If `x^2-ax-45=0` and `x^2-3ax+27=0,(agt0)` has a has a common root then the value of a is

To solve the problem, we need to find the value of \( a \) such that the equations \( x^2 - ax - 45 = 0 \) and \( x^2 - 3ax + 27 = 0 \) have a common root.
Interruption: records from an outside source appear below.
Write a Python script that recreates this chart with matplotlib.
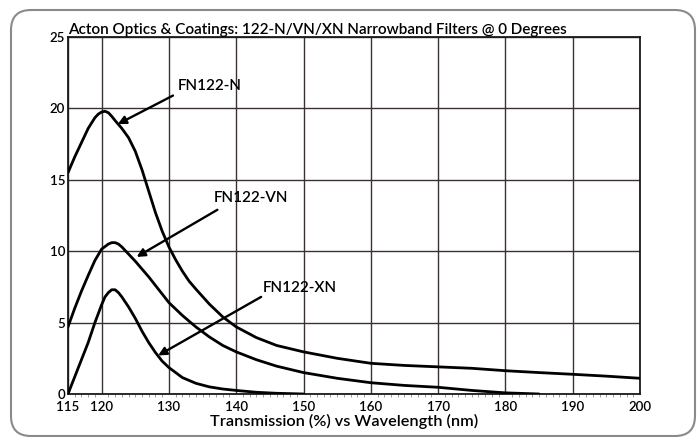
import numpy as np
import matplotlib
matplotlib.use("Agg")
import matplotlib.pyplot as plt
import matplotlib.patches as mpatches
import matplotlib.transforms as mtransforms

plt.rcParams['font.family'] = ['Lato', 'DejaVu Sans']

# wavelength (nm) / transmission (%)
wl_n = [115, 116, 117, 118, 119, 119.5, 120, 120.5, 121, 121.5, 122, 123, 124, 125, 126, 127,
        128, 129, 130, 131, 132, 133, 134, 136, 138, 140, 143, 146, 150, 155, 160, 165,
        170, 175, 180, 185, 190, 195, 200]
tr_n = [15.5, 16.6, 17.6, 18.6, 19.35, 19.6, 19.75, 19.8, 19.7, 19.45, 19.15, 18.6, 17.95, 17.0, 15.7, 14.2,
        12.7, 11.4, 10.3, 9.4, 8.6, 7.9, 7.35, 6.3, 5.4, 4.7, 3.95, 3.4, 2.95, 2.5, 2.15, 2.0,
        1.9, 1.8, 1.63, 1.5, 1.38, 1.25, 1.1]

wl_vn = [115, 116, 117, 118, 119, 120, 121, 121.5, 122, 122.5, 123, 124, 125, 126, 127, 128,
         130, 132, 134, 136, 138, 140, 143, 146, 150, 155, 160, 165, 170, 175, 180, 185]
tr_vn = [4.7, 6.0, 7.2, 8.3, 9.35, 10.15, 10.5, 10.6, 10.6, 10.5, 10.3, 9.8, 9.3, 8.75, 8.2, 7.6,
         6.4, 5.5, 4.7, 4.0, 3.4, 2.95, 2.4, 1.95, 1.5, 1.1, 0.79, 0.6, 0.47, 0.25, 0.08, 0.0]

wl_xn = [115, 116, 117, 118, 119, 120, 120.5, 121, 121.5, 122, 122.5, 123, 124, 125, 126, 127,
         128, 129, 130, 132, 134, 136, 138, 140, 143, 146, 150]
tr_xn = [0.0, 1.2, 2.4, 3.6, 5.0, 6.25, 6.8, 7.1, 7.3, 7.3, 7.1, 6.8, 6.1, 5.3, 4.4, 3.6,
         2.9, 2.3, 1.85, 1.15, 0.75, 0.5, 0.35, 0.25, 0.12, 0.05, 0.0]

# callout labels: (text, text position, arrow tail, arrow head)
labels = ['FN122-N', 'FN122-VN', 'FN122-XN']
label_xy = [(131.3, 21.6), (136.6, 13.7), (143.9, 7.4)]
arrow_tail = [(130.6, 20.9), (137.2, 12.9), (143.7, 6.8)]
arrow_head = [(122.4, 18.9), (125.2, 9.6), (128.4, 2.7)]

x_ticks = [115, 120, 130, 140, 150, 160, 170, 180, 190, 200]
y_ticks = [0, 5, 10, 15, 20, 25]

fig = plt.figure(figsize=(6.98, 4.37), dpi=100)
ax = fig.add_axes([0.0974, 0.0984, 0.8195, 0.8169])

# rounded frame around the whole figure
frame = mpatches.FancyBboxPatch((11, 1), 684, 426,
                                boxstyle="round,pad=0,rounding_size=20",
                                transform=mtransforms.IdentityTransform(),
                                facecolor='none', edgecolor='#8a8a8a', lw=1.5)
fig.patches.append(frame)

for xs, ys in [(wl_n, tr_n), (wl_vn, tr_vn), (wl_xn, tr_xn)]:
    ax.plot(xs, ys, color='black', lw=2.0, solid_capstyle='round',
            solid_joinstyle='round', zorder=3)

for txt, pos, tail, head in zip(labels, label_xy, arrow_tail, arrow_head):
    ax.annotate('', xy=head, xytext=tail,
                arrowprops=dict(arrowstyle='-|>', color='black', lw=1.7,
                                mutation_scale=12, shrinkA=0, shrinkB=0),
                zorder=4)
    ax.text(pos[0], pos[1], txt, fontsize=11, va='center', ha='left',
            fontweight='semibold', zorder=4)

ax.set_xlim(115, 200)
ax.set_ylim(0, 25)
ax.set_xticks(x_ticks)
ax.set_yticks(y_ticks)
ax.set_xticks(np.arange(115, 201, 1), minor=True)
ax.tick_params(axis='both', which='major', length=0, labelsize=9.5)
ax.tick_params(axis='x', which='major', pad=5)
ax.tick_params(axis='y', which='major', pad=2)
ax.tick_params(axis='x', which='minor', length=2, width=0.5, color='#777777')
for lab in ax.get_xticklabels() + ax.get_yticklabels():
    lab.set_fontweight('semibold')
ax.grid(True, which='major', color='#3a3232', lw=1.0)
for sp in ax.spines.values():
    sp.set_color('#1a1a1a')
    sp.set_linewidth(1.3)

ax.set_title('Acton Optics & Coatings: 122-N/VN/XN Narrowband Filters @ 0 Degrees',
             loc='left', fontsize=11, fontweight='semibold', pad=2)
ax.set_xlabel('Transmission (%) vs Wavelength (nm)', fontsize=11.7, fontweight='semibold',
              x=0.483, labelpad=1)

fig.savefig('out.png', dpi=100)
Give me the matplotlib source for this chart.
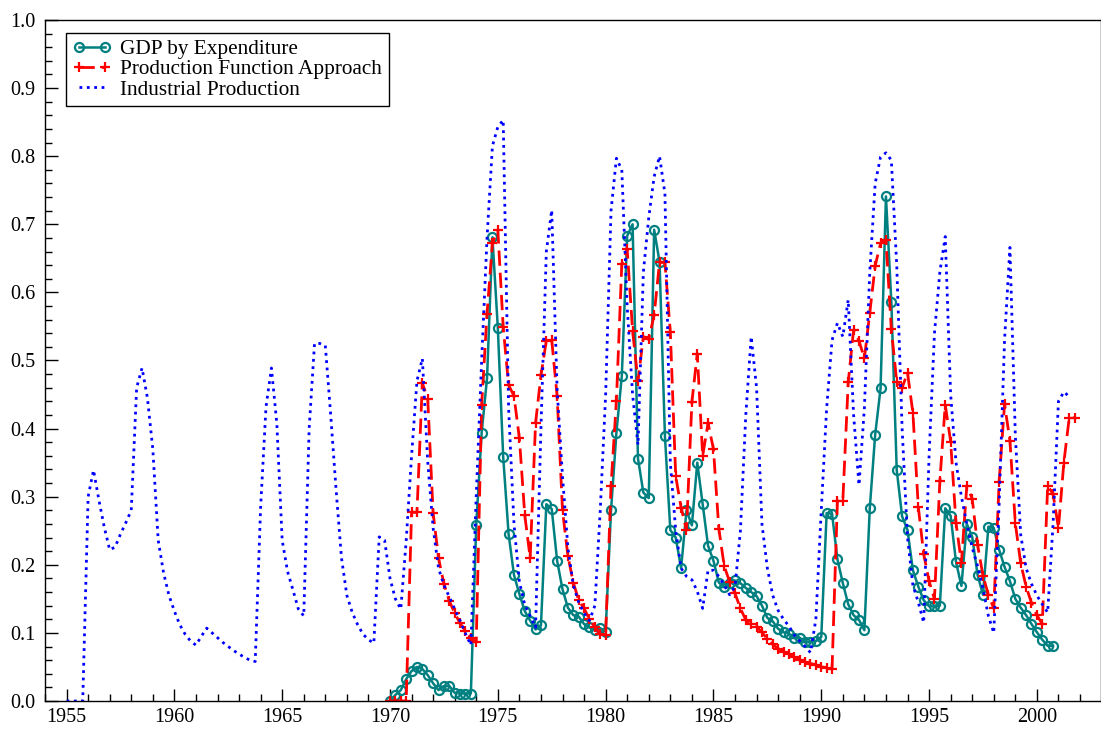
import numpy as np
import matplotlib.pyplot as plt
from matplotlib.ticker import MultipleLocator, FormatStrFormatter

plt.rcParams['font.family'] = ['Liberation Serif', 'DejaVu Serif']

# 季度数据 (quarterly)
gdp_start = 1970.0
gdp = [0.000, 0.009, 0.016, 0.032,
       0.044, 0.050, 0.047, 0.038,
       0.026, 0.016, 0.022, 0.022,
       0.012, 0.011, 0.011, 0.011,
       0.258, 0.394, 0.474, 0.681,
       0.548, 0.358, 0.245, 0.185,
       0.157, 0.132, 0.118, 0.105,
       0.111, 0.289, 0.282, 0.206,
       0.164, 0.137, 0.126, 0.124,
       0.113, 0.108, 0.104, 0.107,
       0.102, 0.280, 0.394, 0.477,
       0.683, 0.700, 0.356, 0.306,
       0.298, 0.692, 0.645, 0.389,
       0.251, 0.240, 0.195, 0.280,
       0.258, 0.350, 0.289, 0.228,
       0.206, 0.174, 0.167, 0.174,
       0.177, 0.173, 0.166, 0.160,
       0.154, 0.140, 0.122, 0.117,
       0.106, 0.101, 0.099, 0.092,
       0.093, 0.086, 0.087, 0.088,
       0.094, 0.276, 0.275, 0.208,
       0.173, 0.142, 0.126, 0.119,
       0.104, 0.283, 0.391, 0.459,
       0.741, 0.586, 0.339, 0.271,
       0.251, 0.192, 0.168, 0.148,
       0.139, 0.139, 0.140, 0.283,
       0.272, 0.204, 0.169, 0.260,
       0.241, 0.185, 0.156, 0.256,
       0.254, 0.222, 0.197, 0.176,
       0.150, 0.137, 0.126, 0.113,
       0.101, 0.090, 0.081, 0.081]

pfa_start = 1970.0
pfa = [0.000, 0.000, 0.000, 0.000,
       0.277, 0.277, 0.467, 0.443,
       0.276, 0.210, 0.172, 0.147,
       0.129, 0.114, 0.103, 0.092,
       0.087, 0.435, 0.569, 0.672,
       0.692, 0.549, 0.464, 0.448,
       0.386, 0.273, 0.210, 0.408,
       0.478, 0.529, 0.530, 0.448,
       0.280, 0.213, 0.174, 0.148,
       0.136, 0.120, 0.109, 0.098,
       0.097, 0.316, 0.441, 0.642,
       0.663, 0.544, 0.470, 0.535,
       0.531, 0.567, 0.644, 0.644,
       0.542, 0.330, 0.284, 0.251,
       0.439, 0.510, 0.360, 0.408,
       0.370, 0.253, 0.198, 0.175,
       0.158, 0.136, 0.119, 0.113,
       0.109, 0.101, 0.091, 0.083,
       0.077, 0.072, 0.069, 0.064,
       0.060, 0.058, 0.055, 0.053,
       0.050, 0.049, 0.047, 0.294,
       0.294, 0.468, 0.545, 0.529,
       0.503, 0.570, 0.639, 0.672,
       0.677, 0.546, 0.469, 0.460,
       0.482, 0.423, 0.285, 0.216,
       0.176, 0.150, 0.323, 0.435,
       0.381, 0.261, 0.203, 0.316,
       0.297, 0.229, 0.184, 0.156,
       0.136, 0.322, 0.436, 0.382,
       0.261, 0.202, 0.168, 0.144,
       0.126, 0.113, 0.316, 0.304,
       0.254, 0.350, 0.416, 0.416]

ip_start = 1955.0
ip = [0.000, 0.000, 0.000, 0.000,
      0.300, 0.339, 0.295, 0.255,
      0.222, 0.226, 0.245, 0.262,
      0.280, 0.460, 0.489, 0.445,
      0.370, 0.236, 0.188, 0.155,
      0.132, 0.112, 0.098, 0.088,
      0.082, 0.095, 0.107, 0.100,
      0.093, 0.086, 0.080, 0.074,
      0.069, 0.064, 0.060, 0.058,
      0.285, 0.432, 0.489, 0.408,
      0.236, 0.190, 0.163, 0.135,
      0.125, 0.400, 0.525, 0.525,
      0.522, 0.420, 0.310, 0.210,
      0.155, 0.130, 0.112, 0.098,
      0.090, 0.085, 0.241, 0.236,
      0.180, 0.150, 0.135, 0.235,
      0.360, 0.470, 0.503, 0.351,
      0.254, 0.195, 0.170, 0.153,
      0.135, 0.118, 0.099, 0.082,
      0.302, 0.500, 0.680, 0.815,
      0.843, 0.853, 0.430, 0.260,
      0.175, 0.141, 0.125, 0.108,
      0.401, 0.660, 0.721, 0.457,
      0.330, 0.225, 0.170, 0.145,
      0.129, 0.118, 0.140, 0.280,
      0.449, 0.720, 0.797, 0.780,
      0.579, 0.450, 0.376, 0.630,
      0.710, 0.770, 0.800, 0.745,
      0.350, 0.250, 0.195, 0.183,
      0.178, 0.161, 0.136, 0.192,
      0.192, 0.183, 0.170, 0.156,
      0.168, 0.250, 0.420, 0.535,
      0.460, 0.260, 0.195, 0.155,
      0.133, 0.120, 0.110, 0.097,
      0.088, 0.080, 0.071, 0.120,
      0.280, 0.430, 0.530, 0.555,
      0.535, 0.589, 0.420, 0.317,
      0.430, 0.630, 0.760, 0.799,
      0.805, 0.794, 0.640, 0.400,
      0.240, 0.170, 0.145, 0.115,
      0.360, 0.540, 0.630, 0.682,
      0.450, 0.350, 0.300, 0.260,
      0.225, 0.198, 0.165, 0.125,
      0.100, 0.290, 0.530, 0.666,
      0.390, 0.244, 0.195, 0.172,
      0.155, 0.142, 0.130, 0.260,
      0.440, 0.454, 0.447]


def quarters(start, n):
    # 季度时间轴
    return start + 0.25 * np.arange(n)


fig = plt.figure(figsize=(11.01, 7.33), dpi=100)
ax = fig.add_axes([45 / 1101, 32 / 733, 1055.5 / 1101, 681 / 733])

ax.plot(quarters(gdp_start, len(gdp)), gdp, color='#008080', lw=1.8,
        marker='o', ms=6.5, mfc='none', mew=1.6, label='GDP by Expenditure')
ax.plot(quarters(pfa_start, len(pfa)), pfa, color='#ff0000', lw=2,
        ls=(0, (5.5, 2.5)), marker='+', ms=7, mew=1.6,
        label='Production Function Approach')
ax.plot(quarters(ip_start, len(ip)), ip, color='#0000ff', lw=2, ls=':',
        label='Industrial Production')

ax.set_xlim(1954, 2002.95)
ax.set_ylim(0, 1)
ax.xaxis.set_major_locator(MultipleLocator(5))
ax.xaxis.set_minor_locator(MultipleLocator(1))
ax.yaxis.set_major_locator(MultipleLocator(0.1))
ax.yaxis.set_minor_locator(MultipleLocator(0.02))
ax.yaxis.set_major_formatter(FormatStrFormatter('%.1f'))
ax.tick_params(which='major', direction='in', length=9, width=1, labelsize=14.5)
ax.tick_params(which='minor', direction='in', length=5, width=1)
ax.tick_params(axis='x', pad=5)
ax.tick_params(axis='y', pad=7)
for s in ax.spines.values():
    s.set_linewidth(1)

leg = ax.legend(loc='upper left', bbox_to_anchor=(0.02, 0.981), borderaxespad=0,
                numpoints=2, fontsize=15.3, handlelength=1.85, handletextpad=0.4,
                labelspacing=0.02, borderpad=0.3, fancybox=False,
                edgecolor='black', framealpha=1)
leg.get_frame().set_linewidth(1)

plt.savefig('out.png', dpi=100)
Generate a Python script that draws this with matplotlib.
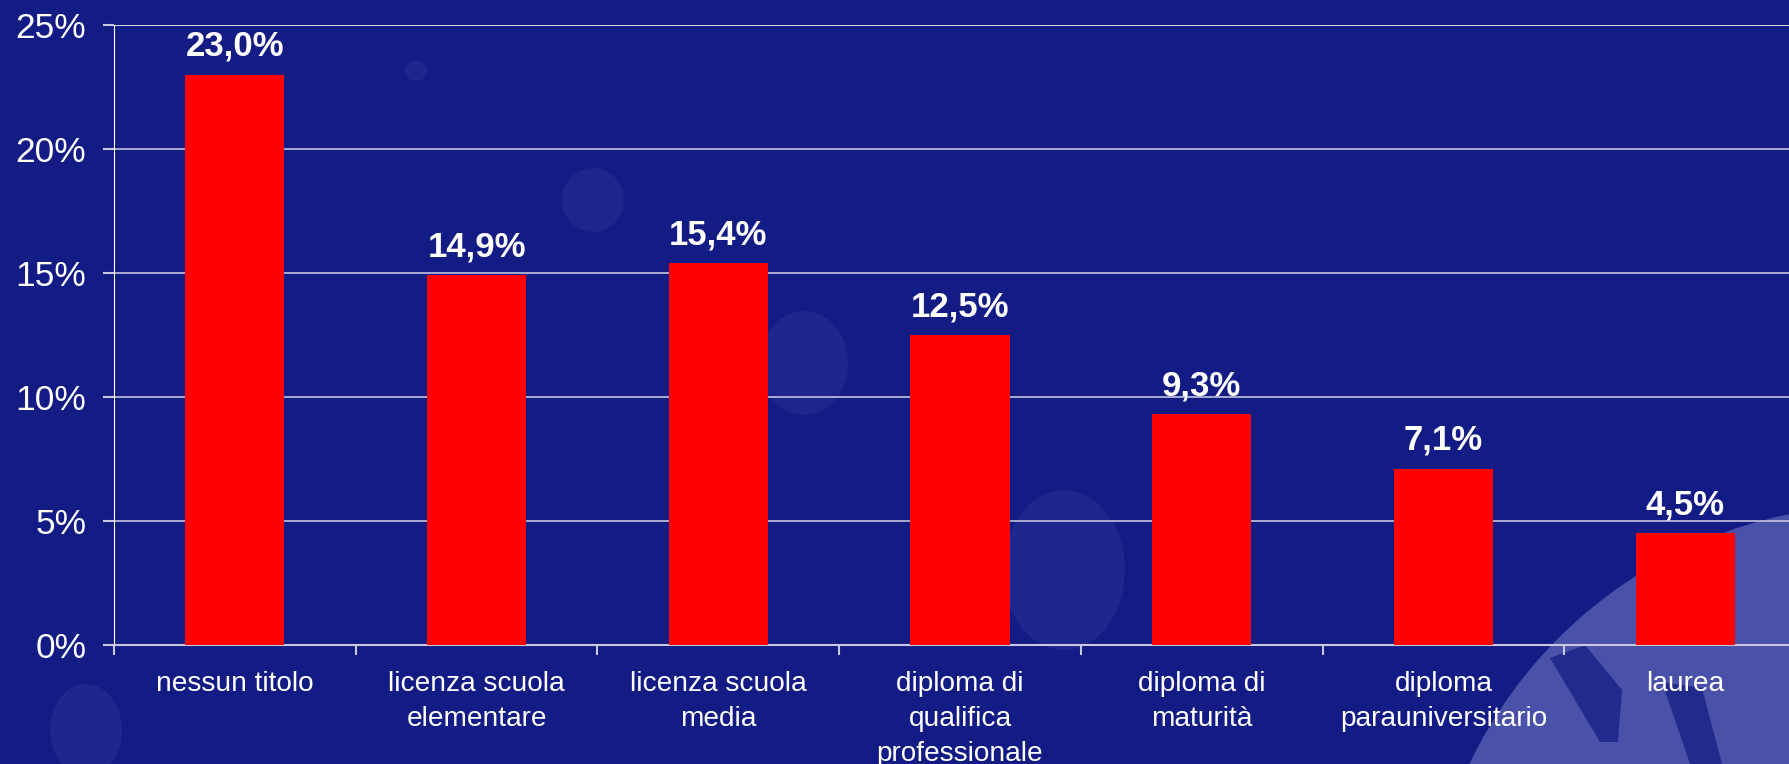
import matplotlib.pyplot as plt
import numpy as np
from matplotlib.patches import Ellipse, Polygon, Circle

categories = ['nessun titolo', 'licenza scuola\nelementare', 'licenza scuola\nmedia',
              'diploma di\nqualifica\nprofessionale', 'diploma di\nmaturità',
              'diploma\nparauniversitario', 'laurea']
values = [23.0, 14.9, 15.4, 12.5, 9.3, 7.1, 4.5]
labels = ['23,0%', '14,9%', '15,4%', '12,5%', '9,3%', '7,1%', '4,5%']
yticks = [0, 5, 10, 15, 20, 25]
ytick_labels = ['0%', '5%', '10%', '15%', '20%', '25%']

bg = '#131B84'
plt.rcParams['font.family'] = ['Liberation Sans', 'DejaVu Sans']

W, H = 1789, 764
fig = plt.figure(figsize=(W / 100, H / 100), dpi=100, facecolor=bg)

# background decoration (pixel coords)
bga = fig.add_axes([0, 0, 1, 1], zorder=0)
bga.set_xlim(0, W)
bga.set_ylim(H, 0)
bga.axis('off')
bga.set_facecolor(bg)
for (cx, cy, w, h) in [(416, 71, 22, 20), (593, 200, 62, 64), (804, 363, 88, 104),
                       (1064, 570, 122, 160), (86, 730, 72, 92)]:
    bga.add_patch(Ellipse((cx, cy), w, h, color='#1E278E', lw=0))
# globe / gear at bottom right
bga.add_patch(Circle((1880, 960), 455, color='#4A51A8', lw=0))
bga.add_patch(Polygon([(1550, 658), (1585, 645), (1622, 690), (1618, 742), (1600, 742)],
                      closed=True, color='#232A8E', lw=0))
bga.add_patch(Polygon([(1662, 682), (1702, 688), (1722, 764), (1690, 764)],
                      closed=True, color='#232A8E', lw=0))

ax = fig.add_axes([114 / W, 1 - 645 / H, 1692 / W, 620 / H], zorder=1)
ax.patch.set_alpha(0)
x = np.arange(len(values))
ax.bar(x, values, width=0.41, color='#FF0000', zorder=3)
for xi, v, lab in zip(x, values, labels):
    ax.annotate(lab, (xi, v), xytext=(0, 20.5), textcoords='offset points',
                ha='center', va='center', color='white', fontsize=25, fontweight='bold')

ax.set_xlim(-0.5, 6.5)
ax.set_ylim(0, 25)
ax.set_yticks(yticks)
ax.set_yticklabels(ytick_labels)
ax.set_xticks(np.arange(-0.5, 7, 1))
ax.set_xticklabels([])
ax.set_xticks(x, minor=True)
ax.set_xticklabels(categories, minor=True, linespacing=1.45)
ax.tick_params(axis='x', which='minor', length=0, pad=19, labelsize=20.2, labelcolor='white')
ax.tick_params(axis='x', which='major', length=7, color='#C8C8E0', width=1.5)
ax.tick_params(axis='y', length=8, color='#C8C8E0', width=1.5, pad=12,
               labelsize=25.5, labelcolor='white')
for t in yticks[1:]:
    ax.axhline(t, color='white' if t == 25 else '#C4C4DE', lw=1.2, zorder=1)
for s in ['top', 'right']:
    ax.spines[s].set_visible(False)
ax.spines['left'].set_color('white')
ax.spines['bottom'].set_color('#C8C8E0')
ax.spines['bottom'].set_linewidth(1.5)

fig.savefig('out.png', dpi=100, facecolor=bg)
Let's denote the common root as \( p \). ### Step-by-Step Solution: 1. **Substituting the Common Root in Both Equations:** - For the first equation \( x^2 - ax - 45 = 0 \): \[ p^2 - ap - 45 = 0 \quad \text{(1)} \] - For the second equation \( x^2 - 3ax + 27 = 0 \): \[ p^2 - 3ap + 27 = 0 \quad \text{(2)} \] 2. **Equating the Two Equations:** Since both equations equal zero at the common root \( p \), we can set the two equations equal to each other: \[ p^2 - ap - 45 = p^2 - 3ap + 27 \] 3. **Simplifying the Equation:** - Cancel \( p^2 \) from both sides: \[ -ap - 45 = -3ap + 27 \] - Rearranging gives: \[ -ap + 3ap = 27 + 45 \] \[ 2ap = 72 \] 4. **Solving for \( a \):** - Divide both sides by \( 2p \) (assuming \( p \neq 0 \)): \[ a = \frac{72}{2p} = \frac{36}{p} \quad \text{(3)} \] 5. **Substituting \( a \) Back into One of the Original Equations:** - We can substitute \( a \) from equation (3) back into the first equation (1): \[ p^2 - \left(\frac{36}{p}\right)p - 45 = 0 \] - This simplifies to: \[ p^2 - 36 - 45 = 0 \] \[ p^2 - 81 = 0 \] 6. **Finding the Value of \( p \):** - Solving for \( p \): \[ p^2 = 81 \] \[ p = 9 \quad \text{(since \( p > 0 \))} \] 7. **Finding the Final Value of \( a \):** - Substitute \( p = 9 \) back into equation (3): \[ a = \frac{36}{9} = 4 \] ### Final Answer: The value of \( a \) is \( 4 \).